**GIVEN TASK**
Print nothing but the lines from the start of the listing below through the line that contains "72, 81, 90]". Do not include the pictures.

----- GIVEN INFORMATION

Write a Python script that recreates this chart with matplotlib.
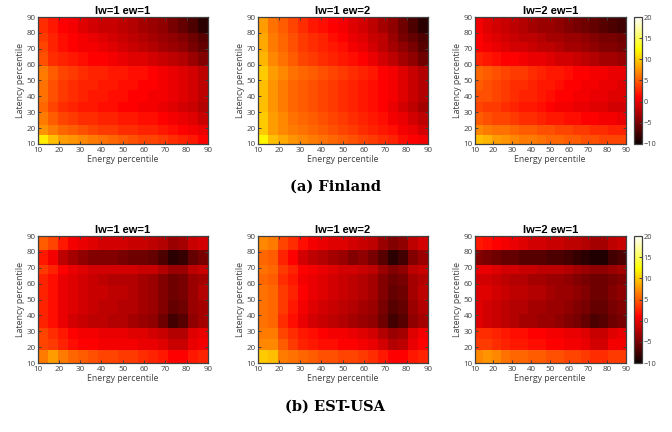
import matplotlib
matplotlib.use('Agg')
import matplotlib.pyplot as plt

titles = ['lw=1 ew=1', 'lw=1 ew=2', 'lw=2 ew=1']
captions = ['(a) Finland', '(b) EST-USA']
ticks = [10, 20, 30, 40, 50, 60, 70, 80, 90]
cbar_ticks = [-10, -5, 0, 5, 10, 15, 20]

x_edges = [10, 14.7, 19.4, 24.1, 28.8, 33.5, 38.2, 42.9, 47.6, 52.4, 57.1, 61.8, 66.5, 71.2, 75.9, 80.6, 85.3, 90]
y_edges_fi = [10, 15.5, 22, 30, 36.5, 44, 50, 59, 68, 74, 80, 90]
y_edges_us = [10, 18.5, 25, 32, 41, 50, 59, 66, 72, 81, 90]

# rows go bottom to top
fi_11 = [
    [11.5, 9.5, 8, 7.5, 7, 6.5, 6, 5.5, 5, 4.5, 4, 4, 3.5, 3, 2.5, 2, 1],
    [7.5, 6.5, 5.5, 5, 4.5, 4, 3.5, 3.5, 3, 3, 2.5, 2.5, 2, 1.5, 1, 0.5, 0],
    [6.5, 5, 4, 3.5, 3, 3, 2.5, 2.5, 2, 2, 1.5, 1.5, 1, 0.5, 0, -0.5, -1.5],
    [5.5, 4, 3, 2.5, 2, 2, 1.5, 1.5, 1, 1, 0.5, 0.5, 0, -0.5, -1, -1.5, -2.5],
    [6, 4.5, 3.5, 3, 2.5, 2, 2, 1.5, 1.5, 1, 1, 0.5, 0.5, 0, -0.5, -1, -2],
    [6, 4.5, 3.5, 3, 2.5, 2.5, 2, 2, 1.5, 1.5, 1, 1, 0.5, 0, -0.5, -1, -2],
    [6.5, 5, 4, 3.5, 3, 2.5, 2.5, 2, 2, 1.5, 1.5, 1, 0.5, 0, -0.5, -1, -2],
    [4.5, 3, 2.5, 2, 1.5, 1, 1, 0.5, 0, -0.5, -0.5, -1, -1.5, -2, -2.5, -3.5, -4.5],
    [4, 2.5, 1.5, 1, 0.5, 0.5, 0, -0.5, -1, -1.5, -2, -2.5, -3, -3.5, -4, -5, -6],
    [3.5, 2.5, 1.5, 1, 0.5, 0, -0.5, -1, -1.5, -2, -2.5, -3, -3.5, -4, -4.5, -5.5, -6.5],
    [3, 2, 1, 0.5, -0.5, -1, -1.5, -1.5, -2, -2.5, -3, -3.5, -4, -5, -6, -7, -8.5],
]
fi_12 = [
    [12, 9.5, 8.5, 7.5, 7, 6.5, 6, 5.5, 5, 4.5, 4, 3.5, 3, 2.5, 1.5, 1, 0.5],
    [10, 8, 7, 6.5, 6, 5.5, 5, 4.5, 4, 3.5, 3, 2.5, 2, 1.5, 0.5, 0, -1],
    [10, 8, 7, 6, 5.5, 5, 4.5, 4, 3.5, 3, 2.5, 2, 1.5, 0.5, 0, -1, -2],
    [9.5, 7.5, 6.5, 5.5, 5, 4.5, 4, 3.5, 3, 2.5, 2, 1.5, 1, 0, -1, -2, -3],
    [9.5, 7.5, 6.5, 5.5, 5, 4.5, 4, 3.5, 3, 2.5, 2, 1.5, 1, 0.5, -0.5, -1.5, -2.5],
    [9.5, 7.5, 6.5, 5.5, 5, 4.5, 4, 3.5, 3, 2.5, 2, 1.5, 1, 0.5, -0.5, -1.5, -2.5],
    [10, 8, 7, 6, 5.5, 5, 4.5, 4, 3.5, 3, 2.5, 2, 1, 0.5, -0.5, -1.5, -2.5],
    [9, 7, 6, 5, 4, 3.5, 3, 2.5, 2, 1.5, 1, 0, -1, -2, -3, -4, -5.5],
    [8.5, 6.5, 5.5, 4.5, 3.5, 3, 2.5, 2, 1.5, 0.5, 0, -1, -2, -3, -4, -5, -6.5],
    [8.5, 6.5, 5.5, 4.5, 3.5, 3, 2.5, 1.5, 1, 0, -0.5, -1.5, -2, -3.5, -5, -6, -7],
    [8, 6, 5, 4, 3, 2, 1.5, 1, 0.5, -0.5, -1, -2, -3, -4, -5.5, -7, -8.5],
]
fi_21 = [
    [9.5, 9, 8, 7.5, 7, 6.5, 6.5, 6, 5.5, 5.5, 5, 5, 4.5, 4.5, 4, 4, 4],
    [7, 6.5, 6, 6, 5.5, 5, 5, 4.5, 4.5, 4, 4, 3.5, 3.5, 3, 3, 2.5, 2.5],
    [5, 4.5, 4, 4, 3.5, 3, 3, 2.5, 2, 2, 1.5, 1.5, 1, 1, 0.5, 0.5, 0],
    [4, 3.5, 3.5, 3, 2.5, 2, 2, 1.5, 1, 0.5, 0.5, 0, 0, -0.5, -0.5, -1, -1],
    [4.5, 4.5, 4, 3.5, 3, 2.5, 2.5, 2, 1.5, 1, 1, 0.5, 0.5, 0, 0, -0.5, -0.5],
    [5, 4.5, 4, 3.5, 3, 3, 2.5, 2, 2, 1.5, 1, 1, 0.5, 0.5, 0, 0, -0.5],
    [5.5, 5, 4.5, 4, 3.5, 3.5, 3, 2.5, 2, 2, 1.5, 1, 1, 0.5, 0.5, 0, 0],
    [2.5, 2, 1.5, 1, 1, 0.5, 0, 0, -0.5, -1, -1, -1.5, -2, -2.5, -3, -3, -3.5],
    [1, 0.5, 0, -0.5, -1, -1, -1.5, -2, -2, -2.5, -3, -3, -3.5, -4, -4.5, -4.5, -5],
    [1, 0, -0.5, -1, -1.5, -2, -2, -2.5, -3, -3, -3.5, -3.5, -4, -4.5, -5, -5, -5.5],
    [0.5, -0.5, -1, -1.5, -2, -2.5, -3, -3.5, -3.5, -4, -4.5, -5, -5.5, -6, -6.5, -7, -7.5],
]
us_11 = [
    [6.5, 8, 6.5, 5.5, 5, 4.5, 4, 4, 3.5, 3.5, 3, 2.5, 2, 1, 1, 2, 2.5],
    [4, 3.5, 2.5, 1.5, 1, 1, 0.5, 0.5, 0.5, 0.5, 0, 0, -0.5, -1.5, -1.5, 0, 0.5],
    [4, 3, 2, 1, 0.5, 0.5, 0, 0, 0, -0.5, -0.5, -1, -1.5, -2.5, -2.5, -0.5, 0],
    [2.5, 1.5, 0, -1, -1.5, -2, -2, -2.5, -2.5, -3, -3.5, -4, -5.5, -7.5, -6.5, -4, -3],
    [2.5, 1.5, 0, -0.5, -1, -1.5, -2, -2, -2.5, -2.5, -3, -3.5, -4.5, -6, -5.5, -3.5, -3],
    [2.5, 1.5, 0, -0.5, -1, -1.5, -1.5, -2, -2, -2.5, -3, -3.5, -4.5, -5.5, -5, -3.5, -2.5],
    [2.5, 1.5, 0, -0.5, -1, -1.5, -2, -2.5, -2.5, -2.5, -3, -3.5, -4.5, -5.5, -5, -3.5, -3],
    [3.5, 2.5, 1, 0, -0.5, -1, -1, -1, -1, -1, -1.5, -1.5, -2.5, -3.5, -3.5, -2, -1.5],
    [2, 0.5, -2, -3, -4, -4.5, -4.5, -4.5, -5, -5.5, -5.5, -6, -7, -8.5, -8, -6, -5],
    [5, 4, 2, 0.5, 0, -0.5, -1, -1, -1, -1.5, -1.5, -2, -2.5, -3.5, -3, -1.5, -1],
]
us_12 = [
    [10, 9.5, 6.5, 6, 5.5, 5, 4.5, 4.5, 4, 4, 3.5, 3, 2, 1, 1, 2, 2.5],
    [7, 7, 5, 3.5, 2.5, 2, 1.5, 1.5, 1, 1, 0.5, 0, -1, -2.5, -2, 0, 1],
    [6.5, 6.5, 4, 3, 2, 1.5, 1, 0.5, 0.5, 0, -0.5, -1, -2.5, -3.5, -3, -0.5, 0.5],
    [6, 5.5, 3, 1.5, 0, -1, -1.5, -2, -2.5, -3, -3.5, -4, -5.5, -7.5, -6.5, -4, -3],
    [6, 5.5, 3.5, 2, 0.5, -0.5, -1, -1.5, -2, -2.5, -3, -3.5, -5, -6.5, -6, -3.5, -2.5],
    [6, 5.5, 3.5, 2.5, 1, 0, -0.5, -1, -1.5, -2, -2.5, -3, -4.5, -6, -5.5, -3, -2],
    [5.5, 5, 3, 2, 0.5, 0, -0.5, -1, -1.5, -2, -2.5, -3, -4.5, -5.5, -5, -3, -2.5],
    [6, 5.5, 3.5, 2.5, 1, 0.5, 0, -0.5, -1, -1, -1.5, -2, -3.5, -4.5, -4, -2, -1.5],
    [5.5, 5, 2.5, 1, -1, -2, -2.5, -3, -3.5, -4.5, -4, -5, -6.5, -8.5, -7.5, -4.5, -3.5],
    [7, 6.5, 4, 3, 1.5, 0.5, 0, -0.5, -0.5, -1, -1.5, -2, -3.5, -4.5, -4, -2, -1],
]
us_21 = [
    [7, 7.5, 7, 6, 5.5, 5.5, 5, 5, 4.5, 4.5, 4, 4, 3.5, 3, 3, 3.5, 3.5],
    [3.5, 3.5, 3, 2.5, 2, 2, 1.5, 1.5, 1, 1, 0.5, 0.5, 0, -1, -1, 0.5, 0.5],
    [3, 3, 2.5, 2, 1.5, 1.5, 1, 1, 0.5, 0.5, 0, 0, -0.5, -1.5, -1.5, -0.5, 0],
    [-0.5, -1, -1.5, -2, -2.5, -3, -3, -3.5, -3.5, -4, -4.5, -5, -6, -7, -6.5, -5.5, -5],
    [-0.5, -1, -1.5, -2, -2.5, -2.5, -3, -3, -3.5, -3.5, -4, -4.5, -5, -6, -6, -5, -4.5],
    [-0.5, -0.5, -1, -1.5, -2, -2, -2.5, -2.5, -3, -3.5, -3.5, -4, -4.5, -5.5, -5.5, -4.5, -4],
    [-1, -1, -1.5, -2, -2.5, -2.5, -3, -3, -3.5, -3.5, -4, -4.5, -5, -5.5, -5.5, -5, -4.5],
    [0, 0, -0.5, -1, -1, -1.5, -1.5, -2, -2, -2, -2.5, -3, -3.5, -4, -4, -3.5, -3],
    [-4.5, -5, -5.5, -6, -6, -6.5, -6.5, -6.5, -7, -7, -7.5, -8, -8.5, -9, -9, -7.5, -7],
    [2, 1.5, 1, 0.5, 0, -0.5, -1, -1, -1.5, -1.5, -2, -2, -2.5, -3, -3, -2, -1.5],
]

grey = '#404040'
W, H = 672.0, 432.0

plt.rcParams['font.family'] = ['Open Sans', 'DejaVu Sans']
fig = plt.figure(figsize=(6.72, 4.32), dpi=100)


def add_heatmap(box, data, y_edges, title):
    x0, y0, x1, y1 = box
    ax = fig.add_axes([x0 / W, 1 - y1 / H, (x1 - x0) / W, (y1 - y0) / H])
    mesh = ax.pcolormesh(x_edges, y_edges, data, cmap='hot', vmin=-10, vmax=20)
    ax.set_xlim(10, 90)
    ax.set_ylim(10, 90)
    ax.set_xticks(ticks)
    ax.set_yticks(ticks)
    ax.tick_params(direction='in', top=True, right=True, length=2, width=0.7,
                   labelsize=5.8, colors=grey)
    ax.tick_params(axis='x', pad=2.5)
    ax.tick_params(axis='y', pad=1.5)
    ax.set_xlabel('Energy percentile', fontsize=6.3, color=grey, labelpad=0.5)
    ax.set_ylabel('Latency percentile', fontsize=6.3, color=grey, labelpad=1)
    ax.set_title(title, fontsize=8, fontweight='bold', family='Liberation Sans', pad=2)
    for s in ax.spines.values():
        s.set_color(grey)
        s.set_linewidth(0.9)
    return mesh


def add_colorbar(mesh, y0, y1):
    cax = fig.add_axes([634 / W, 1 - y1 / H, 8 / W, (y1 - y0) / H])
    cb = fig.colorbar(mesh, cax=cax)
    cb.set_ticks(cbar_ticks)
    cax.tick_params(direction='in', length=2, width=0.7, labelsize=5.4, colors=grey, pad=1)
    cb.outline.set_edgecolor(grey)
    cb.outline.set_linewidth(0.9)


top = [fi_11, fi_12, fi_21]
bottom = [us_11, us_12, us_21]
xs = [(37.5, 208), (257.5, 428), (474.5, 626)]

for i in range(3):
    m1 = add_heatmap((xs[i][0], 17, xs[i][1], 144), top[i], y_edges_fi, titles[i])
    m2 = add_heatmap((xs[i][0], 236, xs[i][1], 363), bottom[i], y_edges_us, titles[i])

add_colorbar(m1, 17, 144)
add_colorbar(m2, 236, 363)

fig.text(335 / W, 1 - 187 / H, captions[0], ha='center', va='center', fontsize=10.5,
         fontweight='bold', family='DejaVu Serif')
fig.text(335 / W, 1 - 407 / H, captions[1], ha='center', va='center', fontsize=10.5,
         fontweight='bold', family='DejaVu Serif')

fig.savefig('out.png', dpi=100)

----------

**OUTPUT FOR THIS TASK**
Write a Python script that recreates this chart with matplotlib.
import matplotlib
matplotlib.use('Agg')
import matplotlib.pyplot as plt

titles = ['lw=1 ew=1', 'lw=1 ew=2', 'lw=2 ew=1']
captions = ['(a) Finland', '(b) EST-USA']
ticks = [10, 20, 30, 40, 50, 60, 70, 80, 90]
cbar_ticks = [-10, -5, 0, 5, 10, 15, 20]

x_edges = [10, 14.7, 19.4, 24.1, 28.8, 33.5, 38.2, 42.9, 47.6, 52.4, 57.1, 61.8, 66.5, 71.2, 75.9, 80.6, 85.3, 90]
y_edges_fi = [10, 15.5, 22, 30, 36.5, 44, 50, 59, 68, 74, 80, 90]
y_edges_us = [10, 18.5, 25, 32, 41, 50, 59, 66, 72, 81, 90]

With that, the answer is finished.